Zoey's Turn


(Sunday Paper, Volume III, Issue 25)

I'm still taking some time off, what with Father's Day happening in June and, of course, my birthday coming up in just a couple of weeks.

(You can go 'Like' my Facebook page to follow along with the rest of the countdown of '40 Of My Favorite Things' through my 40th birthday. Thanks!)

For the past three weeks it was my daughters who took over the Sunday Paper.

My friend Kevin was one of the people who took over the Sunday Paper for me last summer.

This week it's a first for the Sunday Paper, as Kevin's dog Zoey does the honors.


Hi!  I’m Zoey!  And you’re my best friend. Truthfully, all people are my best friend. John is my best friend. The maintenance man at my apartment is my best friend. Homeless people I meet on my walks are my best friend.
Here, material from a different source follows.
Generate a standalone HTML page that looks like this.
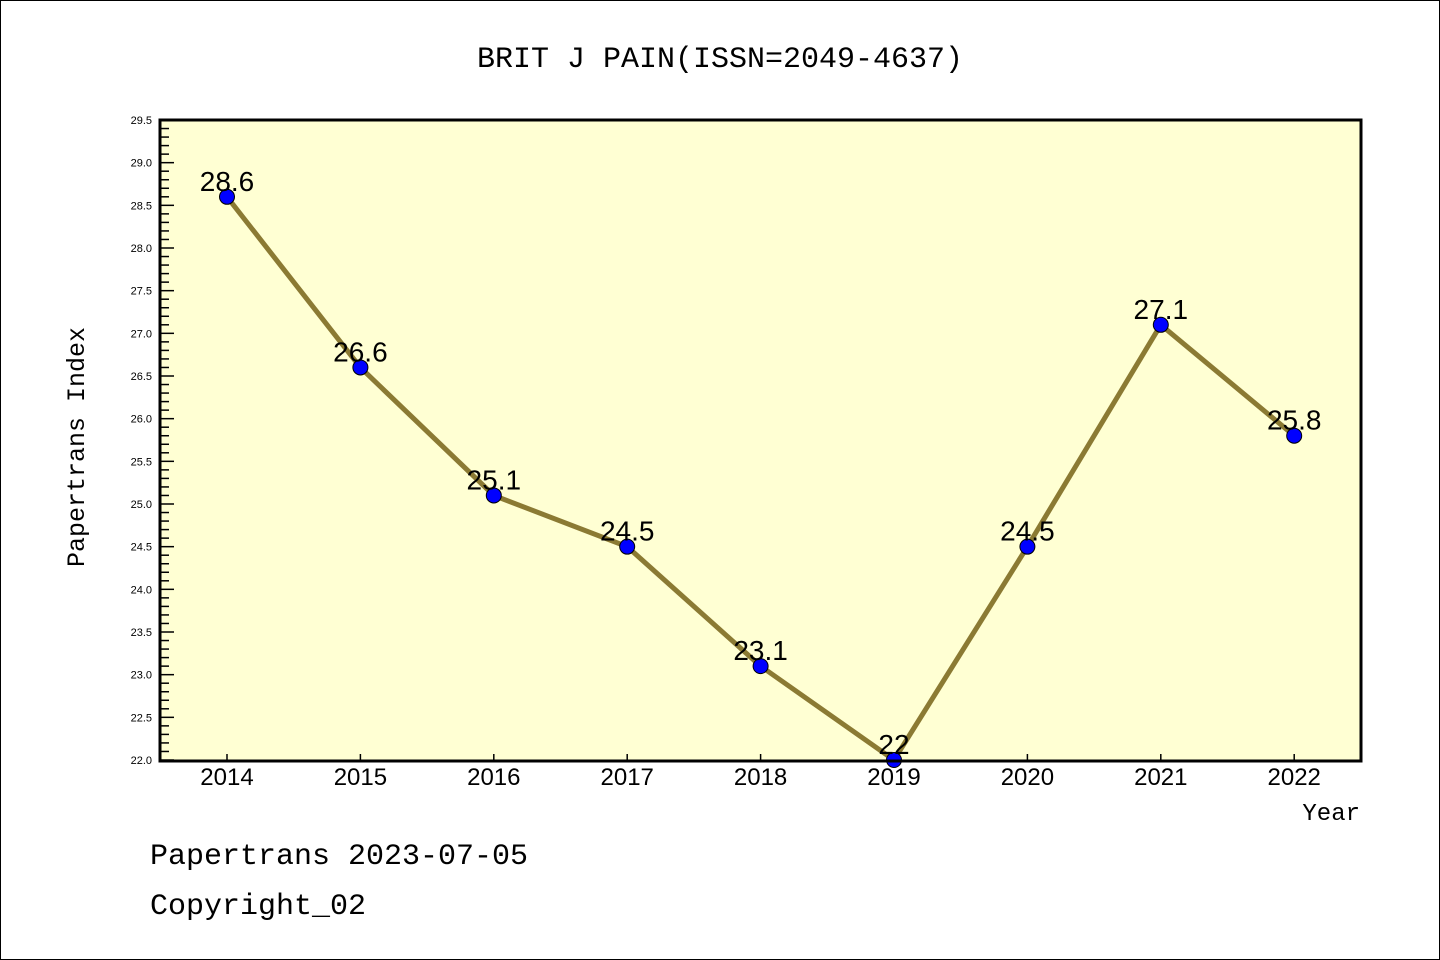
<!DOCTYPE html>
<html><head><meta charset="utf-8"><style>
body{margin:0;background:#fff}
svg{display:block;font-family:"Liberation Mono","DejaVu Sans Mono",monospace}
</style></head><body>
<svg id="c" width="1440" height="960" viewBox="0 0 1440 960">
<rect x="0.5" y="0.5" width="1439" height="959" fill="#fff" stroke="#000"/>
<text x="720" y="67" font-size="30" text-anchor="middle">BRIT J PAIN(ISSN=2049-4637)</text>
<rect x="160" y="120" width="1201" height="641" fill="#ffffd3"/>
<g id="yax"></g>
<g id="xax"></g>
<g id="series"></g>
<rect x="160" y="120" width="1201" height="641" fill="none" stroke="#000" stroke-width="3"/>
<text transform="translate(84,447) rotate(-90)" font-size="25" text-anchor="middle">Papertrans Index</text>
<text x="1360" y="820" font-size="24" text-anchor="end">Year</text>
<text x="150" y="864" font-size="30">Papertrans 2023-07-05</text>
<text x="150" y="914" font-size="30">Copyright_02</text>
</svg>
<script>
const categories=["2014","2015","2016","2017","2018","2019","2020","2021","2022"];
const values=[28.6,26.6,25.1,24.5,23.1,22,24.5,27.1,25.8];
const labels=["28.6","26.6","25.1","24.5","23.1","22","24.5","27.1","25.8"];
const yTicks=["22.0","22.5","23.0","23.5","24.0","24.5","25.0","25.5","26.0","26.5","27.0","27.5","28.0","28.5","29.0","29.5"];
const NS="http://www.w3.org/2000/svg";
const yMin=22,yMax=29.5,yTop=120,yBot=760;
const yS=v=>yBot-(v-yMin)/(yMax-yMin)*(yBot-yTop);
const xS=i=>227+i*133.4;
function mk(t,a,p){const e=document.createElementNS(NS,t);for(const k in a)e.setAttribute(k,a[k]);p.appendChild(e);return e;}
const yax=document.getElementById('yax'),xax=document.getElementById('xax'),ser=document.getElementById('series');
for(let k=0;k<=75;k++){const v=yMin+k*0.1;const major=k%5===0;
 const l=mk('line',{x1:160,x2:major?174:169,y1:yS(v),y2:yS(v),stroke:'#000','stroke-width':1.5},yax);
 
 }
yTicks.forEach(t=>{const e=mk('text',{x:152,y:yS(parseFloat(t))+4,'font-size':11,'text-anchor':'end','font-family':'Liberation Sans, sans-serif'},yax);e.textContent=t;
 
 });
categories.forEach((c,i)=>{const l=mk('line',{x1:xS(i),x2:xS(i),y1:761,y2:754,stroke:'#000','stroke-width':1.5},xax);
 
 
 const e=mk('text',{x:xS(i),y:785,'font-size':24,'text-anchor':'middle','font-family':'Liberation Sans, sans-serif'},xax);e.textContent=c;
 
 });
const pl=mk('polyline',{points:values.map((v,i)=>xS(i)+','+yS(v)).join(' '),fill:'none',stroke:'#8b7a33','stroke-width':5},ser);


values.forEach((v,i)=>{const c=mk('circle',{cx:xS(i),cy:yS(v),r:7.5,fill:'#0000ff',stroke:'#000','stroke-width':1},ser);
 
 
 const t=mk('text',{x:xS(i),y:yS(v)-6,'font-size':28,'text-anchor':'middle','font-family':'Liberation Sans, sans-serif'},ser);
 t.textContent=labels[i];
 
 });
</script>
</body></html>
I love people – not a big fan of other dogs. One bit me once when I was younger and now I’m afraid of all of them.  But dogs don’t know how to read, so forget them. But you can read! So thanks for reading, best friend.

You’re probably wondering how I’m writing this. My butler is typing while reading my mind. (Hi, Kevin here. Zoey thinks I’m her butler because I feed her, take her places, and pick up her poop.  She might be right. Anyways, I’ll be in italics.)
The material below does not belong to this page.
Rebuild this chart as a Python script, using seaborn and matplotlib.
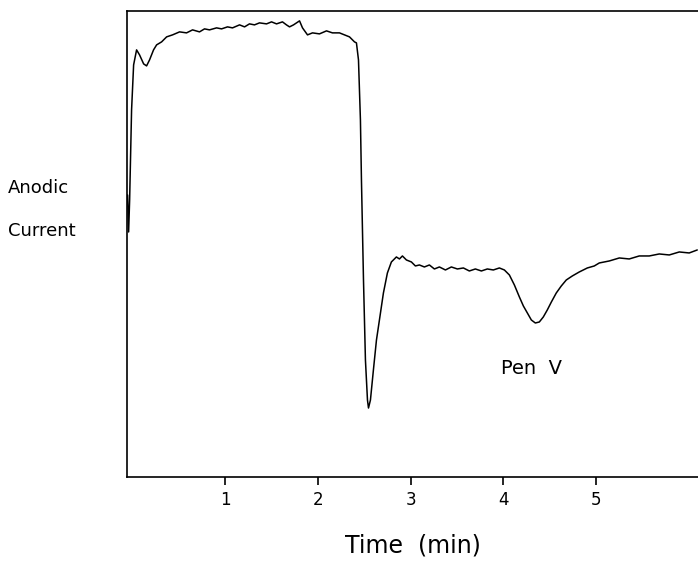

Hey best friend, do you know what is the most amazing invention in the world? THE CAR. First off, that’s one of the six words I know (car, food, outside, bone, bed, chicken), so don’t be surprised that I know what it is. You get in it at one place and then end up somewhere completely different! Have you ever been in a car, best friend? We always go fun places like the park (where she gets so excited that she burns herself out immediately), this magical land full toys and smells (PetSmart), or this place where they just hand you food for no reason (Chick-fil-a drive-thru). Sometimes we go to the doctor and he sticks something up my butt (thermometer). Those car trips aren’t as fun. Do doctors stick things up your butt, best friend?
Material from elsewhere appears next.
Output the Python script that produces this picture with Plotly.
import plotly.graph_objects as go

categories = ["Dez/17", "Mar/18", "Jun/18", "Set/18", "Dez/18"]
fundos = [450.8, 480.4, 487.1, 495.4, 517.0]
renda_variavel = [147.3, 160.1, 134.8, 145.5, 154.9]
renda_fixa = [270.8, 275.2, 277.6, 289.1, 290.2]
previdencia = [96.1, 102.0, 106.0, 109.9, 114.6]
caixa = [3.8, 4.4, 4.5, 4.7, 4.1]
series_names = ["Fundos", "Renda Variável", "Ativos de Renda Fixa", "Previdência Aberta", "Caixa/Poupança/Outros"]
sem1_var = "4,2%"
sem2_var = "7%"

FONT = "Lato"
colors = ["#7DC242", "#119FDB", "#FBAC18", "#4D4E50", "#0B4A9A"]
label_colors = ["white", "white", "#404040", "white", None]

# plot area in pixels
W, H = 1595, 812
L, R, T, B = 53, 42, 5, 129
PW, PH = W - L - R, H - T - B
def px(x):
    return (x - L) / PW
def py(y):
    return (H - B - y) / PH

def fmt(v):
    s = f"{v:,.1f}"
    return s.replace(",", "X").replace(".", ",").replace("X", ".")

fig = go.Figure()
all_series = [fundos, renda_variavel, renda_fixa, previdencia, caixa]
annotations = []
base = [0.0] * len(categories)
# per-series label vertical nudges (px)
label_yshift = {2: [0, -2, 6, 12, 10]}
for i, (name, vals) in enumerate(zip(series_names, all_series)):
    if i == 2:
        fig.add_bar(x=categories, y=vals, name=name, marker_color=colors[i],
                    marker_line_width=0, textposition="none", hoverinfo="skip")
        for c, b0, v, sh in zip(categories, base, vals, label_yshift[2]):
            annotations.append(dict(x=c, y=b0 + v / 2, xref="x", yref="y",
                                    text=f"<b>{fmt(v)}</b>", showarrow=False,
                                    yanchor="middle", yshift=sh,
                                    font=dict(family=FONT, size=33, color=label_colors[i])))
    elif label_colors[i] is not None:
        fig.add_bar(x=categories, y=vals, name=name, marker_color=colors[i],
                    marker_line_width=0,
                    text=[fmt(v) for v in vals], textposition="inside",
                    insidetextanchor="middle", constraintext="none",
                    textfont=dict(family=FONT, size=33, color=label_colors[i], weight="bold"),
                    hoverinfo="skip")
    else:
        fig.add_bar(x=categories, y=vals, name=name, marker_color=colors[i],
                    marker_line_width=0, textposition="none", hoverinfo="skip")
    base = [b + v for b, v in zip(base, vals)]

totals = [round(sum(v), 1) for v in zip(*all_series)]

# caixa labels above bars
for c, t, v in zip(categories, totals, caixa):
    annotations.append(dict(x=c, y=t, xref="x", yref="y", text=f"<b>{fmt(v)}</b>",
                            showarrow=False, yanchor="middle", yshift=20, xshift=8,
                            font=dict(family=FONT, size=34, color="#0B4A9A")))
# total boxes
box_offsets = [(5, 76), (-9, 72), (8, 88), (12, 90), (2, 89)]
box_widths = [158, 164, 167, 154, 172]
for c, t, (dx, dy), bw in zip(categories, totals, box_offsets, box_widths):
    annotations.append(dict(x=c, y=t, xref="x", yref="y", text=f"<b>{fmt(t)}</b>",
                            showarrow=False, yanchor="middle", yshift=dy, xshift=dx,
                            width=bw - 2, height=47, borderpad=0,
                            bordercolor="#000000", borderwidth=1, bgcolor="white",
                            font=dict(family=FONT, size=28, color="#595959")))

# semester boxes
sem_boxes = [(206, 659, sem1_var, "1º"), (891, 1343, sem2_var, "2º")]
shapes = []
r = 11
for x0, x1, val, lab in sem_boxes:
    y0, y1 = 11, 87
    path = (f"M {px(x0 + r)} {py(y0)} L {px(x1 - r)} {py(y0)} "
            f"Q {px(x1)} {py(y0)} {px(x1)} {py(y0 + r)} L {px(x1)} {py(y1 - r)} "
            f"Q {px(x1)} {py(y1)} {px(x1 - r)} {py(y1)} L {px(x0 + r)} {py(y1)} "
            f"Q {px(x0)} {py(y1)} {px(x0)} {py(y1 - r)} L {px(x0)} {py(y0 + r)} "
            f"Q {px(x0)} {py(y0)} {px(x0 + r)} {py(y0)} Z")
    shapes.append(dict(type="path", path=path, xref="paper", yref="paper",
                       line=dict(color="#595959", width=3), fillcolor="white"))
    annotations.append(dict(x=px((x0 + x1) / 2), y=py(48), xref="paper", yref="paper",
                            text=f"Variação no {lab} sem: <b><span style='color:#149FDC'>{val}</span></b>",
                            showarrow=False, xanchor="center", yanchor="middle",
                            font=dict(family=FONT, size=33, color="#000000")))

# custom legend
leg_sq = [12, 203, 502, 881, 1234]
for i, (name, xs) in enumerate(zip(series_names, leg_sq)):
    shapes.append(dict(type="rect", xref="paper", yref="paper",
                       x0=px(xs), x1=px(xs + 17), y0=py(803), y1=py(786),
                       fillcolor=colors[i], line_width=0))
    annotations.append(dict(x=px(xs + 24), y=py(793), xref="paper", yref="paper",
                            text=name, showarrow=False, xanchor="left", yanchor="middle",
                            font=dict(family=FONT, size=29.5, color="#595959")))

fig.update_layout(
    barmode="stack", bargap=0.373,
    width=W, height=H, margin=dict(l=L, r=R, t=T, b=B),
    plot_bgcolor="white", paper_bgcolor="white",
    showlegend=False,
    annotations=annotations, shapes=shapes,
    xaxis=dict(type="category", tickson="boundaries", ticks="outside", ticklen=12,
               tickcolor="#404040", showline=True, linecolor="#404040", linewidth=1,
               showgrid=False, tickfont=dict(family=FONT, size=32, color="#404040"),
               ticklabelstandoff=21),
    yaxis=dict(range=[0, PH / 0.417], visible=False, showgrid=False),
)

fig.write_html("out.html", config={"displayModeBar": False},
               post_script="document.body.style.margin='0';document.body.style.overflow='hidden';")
I used to be able to sit in the front seat and climb all over the butler when he was driving, but now I’m not allowed to do that. I have a harness and have to sit in the back. They said it is grandpa’s fault, but he’s my best friend, so that can’t be right (it actually is. My grandfather – who turns 102 today – said that dogs who sit in the front could be killed by an air bag. Sure enough, he’s right. So harness in the back seat it is).

Anyways, the butler says that we’re going to take a long car trip this summer (Asheville) and we’ll go hiking and stuff there. I’m sure that will be the best car trip ever (I’m dreading it). Maybe you can come too, best friend (bring booze).


Why are dogs bad at dancing?

We have two left feet.

(Hopefully John’s act is better than that)

[Hi. John here. My act is better than that, first of all. Second of all, happy birthday Kevin's grandpa!! Thirdly, just wanted to let you know that tickets are now on sale for Framingham Comedy Weekend. You can click here for links to all three of the shows. No fees if you order online, and if you'd like to hand me cash tell me and I'll arrange to meet you and I'll get you on the door list. All three shows are going to be great and I haven't had the chance to write much about it recently but I figured I would drop in here and plug the shows because Zoey wouldn't mind the interruption. I'm her best friend.]

What You Should Check Out This Week

*Have you ever looked out a window, best friend? That’s what I’m going to check out this week. So much happens on the other side of a window. Most importantly, there are more of my best friends out there! And I have to bark at every single one to make sure they notice me (she’s not lying. Lots of barking). My butler and the lady (my girlfriend) are house hunting and I’m worried they’re going to get a house that doesn’t have any windows. They made a ‘wish list’ the other day and neither of them listed windows! I’m currently freaking out about it.

*We’re going to a baseball game on Tuesday. You should come, best friend! It’s the Bark in the Park at the Lexington County Blowfish game. I’m always super well behaved (she isn’t) and we always stay right until the last pitch (we don’t because she’s a maniac). One of these days I’m going to get a hot dog there (she won’t) but I’m worried about eating another dog. But maybe it will be that one dog who bit me. He deserves it.


*I’m on Instagram. You should follow me, best friend: @zoey_katrina. I was initially named Katrina at the pound because I was a hurricane of excitement (probably should have been a warning sign).

*Thanks for reading, best friend!  I’m pretty great, huh? (she really is…but don’t tell her I said that).